A new global balance of economic power and prestige may be emerging from the international credit crisis precipitated by Wall Street’s September crash. David Gow at the Guardian speculates:
While the western delegates at the World Economic Forum’s summer conference in [Tianjin] were confused, bemused and hyperanxious about the financial crisis and its impact on the global economy, the Chinese were magisterially assured. Certain that they are the new masters of the universe – now or very soon.
See the Tianjin 2008 World Economic Forum on YouTube.
Gow continues:
[…] There were two striking aspects to the Tianjin discussions among policymakers. First, the Chinese authorities were blunt that it was up to the US to sort out the mess it had created, putting at risk, as Wen told CNN, “the safety and security of Chinese capital”. Chinese investments in US and European financial assets have gone sour in the toxic meltdown. So the country’s leaders are demanding global co-operation to fix the regulatory framework, with Liu Mingkang, the top banking supervisor, exclaiming with unusual ferocity that American lending practices had been “ridiculous” and demanding a large say in any reforms.
[…] A senior European diplomat at the opening ceremony [warned]: “The Chinese are investing heavily in R&D and moving rapidly up the technological value-chain but we Europeans are in danger of falling behind and failing to invest in research. We could swiftly drop out of the premier league as far as they are concerned.”
Mexican tycoon Carlos Slim has also called for China’s leadership in the current economic crisis, as posted previously on CDT.
Meanwhile, in his Telegraph blog Malcolm Moore doubts that the Chinese government is keen to risk being burned twice by investing in failed American financial institutions:
And on top of the (public) money that China has already lost in Morgan Stanley and Blackstone comes the real kicker – the value of the dollar is plunging as the US cranks up its presses and prints its way out of the crisis.
The $1.8 trillion of foreign exchange reserves held by China are still largely denominated in greenbacks and there must be some horror in Beijing at the [financial bailout] plans put forward by the Fed.
[…] As investors bail out of the dollar, China’s mandarins will have lost (yet more) face with their public for their poor investment decisions. And there will be serious economic consequences. Just as the US threatens to slump into recession, Chinese-made goods will become more expensive for American consumers.

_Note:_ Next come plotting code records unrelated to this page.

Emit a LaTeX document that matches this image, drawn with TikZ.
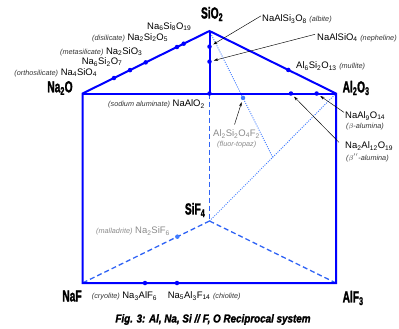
\documentclass[tikz,border=0pt]{standalone}
\usepackage{fontspec}
\setmainfont{Liberation Sans}
\newfontfamily\heavyfont[FakeBold=2]{Liberation Sans}
\usetikzlibrary{calc,arrows.meta}
\definecolor{mainblue}{HTML}{0000FF}
\definecolor{dashblue}{HTML}{2F63F5}
\definecolor{lightblue}{HTML}{3F7BFF}
\definecolor{greytxt}{HTML}{8A8A8A}
\definecolor{noteTxt}{HTML}{333333}
\newcommand{\vlab}[1]{\scalebox{0.64}[1]{\fontsize{16}{16}\heavyfont\bfseries #1}}
\newcommand{\nt}[1]{{\fontsize{7.3}{8}\selectfont\itshape\color{noteTxt}#1}}
\newcommand{\ntg}[1]{{\fontsize{7.3}{8}\selectfont\itshape\color{greytxt}#1}}
\begin{document}
\begin{tikzpicture}[x=1bp,y=-1bp,
  solidedge/.style={draw=mainblue,line width=2bp},
  dashedge/.style={draw=dashblue,line width=1.3bp,dash pattern=on 5bp off 3bp},
  vdashedge/.style={draw=dashblue,line width=1.6bp,dash pattern=on 5bp off 3bp},
  dotedge/.style={draw=lightblue,line width=0.9bp,dash pattern=on 1bp off 1.3bp},
  dotmark/.style={circle,fill=mainblue,inner sep=0pt,minimum size=4.5bp},
  ldotmark/.style={circle,fill=lightblue,inner sep=0pt,minimum size=4.5bp},
  lbl/.style={inner sep=0pt,anchor=base west,font=\fontsize{9.5}{10}\selectfont},
  vtx/.style={inner sep=0pt},
  pointer/.style={black,line width=0.45bp,-{Stealth[length=4.2bp,width=2.8bp]},shorten >=2bp}]
\useasboundingbox (0,0) rectangle (399,329);
% vertices
\coordinate (N2O) at (82.5,93.5);
\coordinate (SiO) at (209.5,31);
\coordinate (AlO) at (336,93.5);
\coordinate (NaF) at (82.5,283);
\coordinate (AlF) at (336,283);
\coordinate (SiF) at (209.5,221);
\coordinate (NAO) at (209.5,93.5);
\coordinate (Mid) at ($(SiF)!0.5!(AlO)$);
% hidden lines
\draw[vdashedge] (NAO) -- (SiF);
\draw[dashedge] (SiF) -- (NaF);
\draw[dashedge] (SiF) -- (AlF);
\draw[dotedge] (SiF) -- (AlO);
\draw[dotedge] (SiO) -- (Mid);
% solid edges
\draw[solidedge,line join=miter] (N2O) -- (SiO) -- (AlO) -- (AlF) -- (NaF) -- cycle;
\draw[solidedge] (N2O) -- (AlO);
\draw[solidedge] (SiO) -- (NAO);
% dots
\node[dotmark] (orth) at ($(N2O)!0.248!(SiO)$) {};
\node[dotmark] (pyro) at ($(N2O)!0.374!(SiO)$) {};
\node[dotmark] (meta) at ($(N2O)!0.498!(SiO)$) {};
\node[dotmark] (disi) at ($(N2O)!0.744!(SiO)$) {};
\node[dotmark] (n6s8) at ($(N2O)!0.797!(SiO)$) {};
\node[dotmark] (albd) at ($(SiO)!0.25!(NAO)$) {};
\node[dotmark] (nepd) at ($(SiO)!0.49!(NAO)$) {};
\node[dotmark] (naod) at (NAO) {};
\node[dotmark] (mulld) at ($(SiO)!0.623!(AlO)$) {};
\node[dotmark] (b2d) at ($(NAO)!0.644!(AlO)$) {};
\node[dotmark] (b1d) at ($(NAO)!0.847!(AlO)$) {};
\node[ldotmark] (ftd) at ($(SiO)!0.53!(Mid)$) {};
\node[ldotmark] (mald) at ($(SiF)!0.253!(NaF)$) {};
\node[dotmark] (cryd) at (145,283) {};
\node[dotmark] (chid) at (177,283) {};
% vertex labels
\node[vtx] (lN2O) at (60,88) {\vlab{Na\textsubscript{2}O}};
\node[vtx] (lSiO) at (212,14) {\vlab{SiO\textsubscript{2}}};
\node[vtx] (lAlO) at (356,88) {\vlab{Al\textsubscript{2}O\textsubscript{3}}};
\node[vtx] (lSiF) at (195,210) {\vlab{SiF\textsubscript{4}}};
\node[vtx] (lNaF) at (72,296) {\vlab{NaF}};
\node[vtx] (lAlF) at (353,298) {\vlab{AlF\textsubscript{3}}};
% compound labels
\node[lbl] (t1) at (147,29) {Na\textsubscript{6}Si\textsubscript{8}O\textsubscript{19}};
\node[lbl] (t2) at (92,40) {\nt{(disilicate)} Na\textsubscript{2}Si\textsubscript{2}O\textsubscript{5}};
\node[lbl] (t3) at (60,54) {\nt{(metasilicate)} Na\textsubscript{2}SiO\textsubscript{3}};
\node[lbl] (t4) at (81.7,64.5) {Na\textsubscript{6}Si\textsubscript{2}O\textsubscript{7}};
\node[lbl] (t5) at (14.3,75.5) {\nt{(orthosilicate)} Na\textsubscript{4}SiO\textsubscript{4}};
\node[lbl] (t6) at (108,106.5) {\nt{(sodium aluminate)} NaAlO\textsubscript{2}};
\node[lbl] (alb) at (262,21.5) {NaAlSi\textsubscript{3}O\textsubscript{8} \nt{(albite)}};
\node[lbl] (nep) at (317,40) {NaAlSiO\textsubscript{4} \nt{(nepheline)}};
\node[lbl] (mul) at (296,68.5) {Al\textsubscript{6}Si\textsubscript{2}O\textsubscript{13} \nt{(mullite)}};
\node[lbl] (b1) at (345,118.5) {NaAl\textsubscript{9}O\textsubscript{14}};
\node[lbl] (b1n) at (346,128) {\nt{($\beta$-alumina)}};
\node[lbl] (b2) at (345,148.5) {Na\textsubscript{2}Al\textsubscript{12}O\textsubscript{19}};
\node[lbl] (b2n) at (346,160) {\nt{($\beta''$-alumina)}};
\node[lbl,text=greytxt] (ft) at (213,136.5) {Al\textsubscript{2}Si\textsubscript{2}O\textsubscript{4}F\textsubscript{2}};
\node[lbl] (ftn) at (217,146) {\ntg{(fluor-topaz)}};
\node[lbl,text=greytxt] (mal) at (96,233.5) {\ntg{(malladrite)} Na\textsubscript{2}SiF\textsubscript{6}};
\node[lbl] (cry) at (91.7,298.5) {\nt{(cryolite)} Na\textsubscript{3}AlF\textsubscript{6}};
\node[lbl] (chi) at (167.7,298.5) {Na\textsubscript{5}Al\textsubscript{3}F\textsubscript{14} \nt{(chiolite)}};
% pointers
\draw[pointer] (alb.west) ++(-1,-3) coordinate (albs) -- (albd);
\draw[pointer] (nep.west) ++(-2,-3) coordinate (neps) -- (nepd);
\draw[pointer] (b1.west) ++(-1,-3.5) coordinate (b1s) -- (b1d);
\draw[pointer] (b2.west) ++(-6,-3.5) coordinate (b2s) -- (b2d);
\draw[pointer] (ft.north) ++(-2,-5) coordinate (fts) -- (ftd);
% caption
\node[vtx] (cap) at (213,319.5) {\scalebox{0.86}[1]{\fontsize{11.5}{12}\heavyfont\bfseries\itshape Fig. 3: Al, Na, Si // F, O Reciprocal system}};
\end{tikzpicture}
\end{document}
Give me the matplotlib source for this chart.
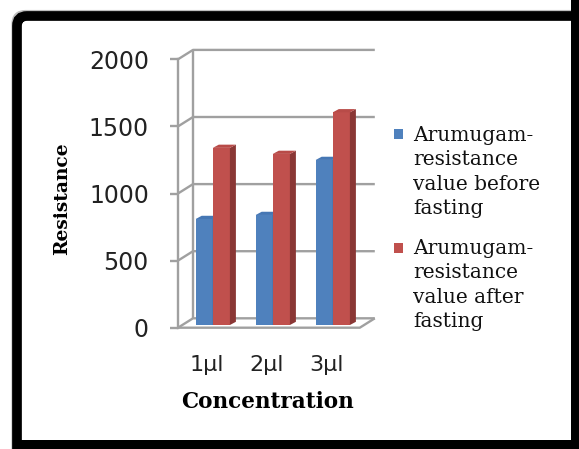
import matplotlib.pyplot as plt
from matplotlib.patches import Polygon, FancyBboxPatch, Rectangle
import numpy as np

concentrations = ['1µl', '2µl', '3µl']
before_fasting = [790, 820, 1230]
after_fasting = [1320, 1275, 1585]
series_labels = ['Arumugam-\nresistance\nvalue before\nfasting',
                 'Arumugam-\nresistance\nvalue after\nfasting']
y_ticks = [0, 500, 1000, 1500, 2000]

front_colors = ['#4f81bd', '#c0504d']
side_colors = ['#385d8a', '#8a3735']
top_colors = ['#4677b4', '#b84b48']
grid_color = '#a0a0a0'

fig = plt.figure(figsize=(5.79, 4.49), dpi=100)

# thick black frame, soft edge on the outside; right/bottom run off the edge
fig.patches.append(FancyBboxPatch((0.135, -0.2), 5.9, 4.57,
                                  boxstyle='round,pad=0,rounding_size=0.12',
                                  transform=fig.dpi_scale_trans, fill=False,
                                  ec='black', lw=3, alpha=0.25))
fig.patches.append(FancyBboxPatch((0.17, -0.2), 5.9, 4.53,
                                  boxstyle='round,pad=0,rounding_size=0.1',
                                  transform=fig.dpi_scale_trans, fill=False,
                                  ec='black', lw=7))
fig.patches.append(Rectangle((5.71, 0), 0.5, 4.49, transform=fig.dpi_scale_trans,
                             fc='black', ec='none'))
fig.patches.append(Rectangle((0.17, -0.3), 6.0, 0.39, transform=fig.dpi_scale_trans,
                             fc='black', ec='none'))

ax = fig.add_axes([178 / 579, 121.3 / 449, 181.8 / 579, 268.4 / 449])
x_lo, x_hi = -0.58, 2.45
ax.set_xlim(x_lo, x_hi)
ax.set_ylim(0, 2000)
ax.patch.set_visible(False)

# fake depth: walls/floor offset and column offset (data units)
wall_dx, wall_dy = 0.25, 70
bar_dx, bar_dy = 0.1, 24
bar_w = 0.285
bar_base = 20

line_kw = dict(color=grid_color, lw=1.7, clip_on=False, zorder=1,
               solid_capstyle='butt')
for v in y_ticks:
    ax.plot([x_lo, x_lo + wall_dx, x_hi + wall_dx],
            [v, v + wall_dy, v + wall_dy], **line_kw)
ax.plot([x_lo + wall_dx] * 2, [wall_dy, 2000 + wall_dy], **line_kw)
ax.plot([x_lo, x_hi, x_hi + wall_dx], [0, 0, wall_dy], **line_kw)

x = np.arange(len(concentrations))
for i, vals in enumerate([before_fasting, after_fasting]):
    left = x - bar_w + i * bar_w
    ax.bar(left, vals, width=bar_w, bottom=bar_base, align='edge',
           color=front_colors[i], zorder=3 + i)
    for l, v in zip(left, vals):
        r = l + bar_w
        top = bar_base + v
        ax.add_patch(Polygon([(r, bar_base), (r + bar_dx, bar_base + bar_dy),
                              (r + bar_dx, top + bar_dy), (r, top)],
                             closed=True, fc=side_colors[i], ec='none',
                             zorder=3 + i))
        ax.add_patch(Polygon([(l, top), (r, top), (r + bar_dx, top + bar_dy),
                              (l + bar_dx, top + bar_dy)],
                             closed=True, fc=top_colors[i], ec='none',
                             zorder=3 + i))

for side in ['top', 'right', 'bottom']:
    ax.spines[side].set_visible(False)
ax.spines['left'].set_color(grid_color)
ax.spines['left'].set_linewidth(1.7)

ax.set_yticks(y_ticks)
ax.tick_params(axis='y', length=6, width=1.7, color=grid_color, pad=15,
               labelsize=17, labelcolor='#222222')
ax.set_xticks(x - 0.1)
ax.set_xticklabels(concentrations)
ax.tick_params(axis='x', length=0, pad=20, labelsize=16, labelcolor='#222222')

fig.text(62 / 579, 1 - 199 / 449, 'Resistance', family='DejaVu Serif',
         weight='bold', fontsize=13.4, rotation=90, ha='center', va='center')
fig.text(267 / 579, 1 - 402 / 449, 'Concentration', family='DejaVu Serif',
         weight='bold', fontsize=15.5, ha='center', va='center')

# legend
for label, color, sq_y, txt_y in zip(series_labels, front_colors,
                                     [134, 248], [172, 285]):
    fig.patches.append(Rectangle((394 / 579, 1 - (sq_y + 5) / 449),
                                 9 / 579, 10 / 449, transform=fig.transFigure,
                                 fc=color, ec='none'))
    fig.text(413 / 579, 1 - txt_y / 449, label, family='DejaVu Serif',
             fontsize=14.5, linespacing=1.34, ha='left', va='center',
             color='#111111')

fig.savefig('out.png', dpi=100)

Government regulators in China do appear to be proceeding cautiously. From the Financial Times:
Ping An’s managers and shareholders must be feeling grateful to China’s painfully slow regulatory process and the cautious mandarins in Beijing who refused to approve the company’s plan to buy Fortis Investments.
Ping An agreed in March to pay €2.15bn ($3bn) for half of the asset management arm of Fortis, the Belgo-Dutch financial group which was partially nationalised on Monday with a €11.2bn capital injection from the governments of Belgium, Holland and Luxembourg.
[…] Ping An is not the first Chinese company to be saved from a bad investment by government refusal to sign off on a deal.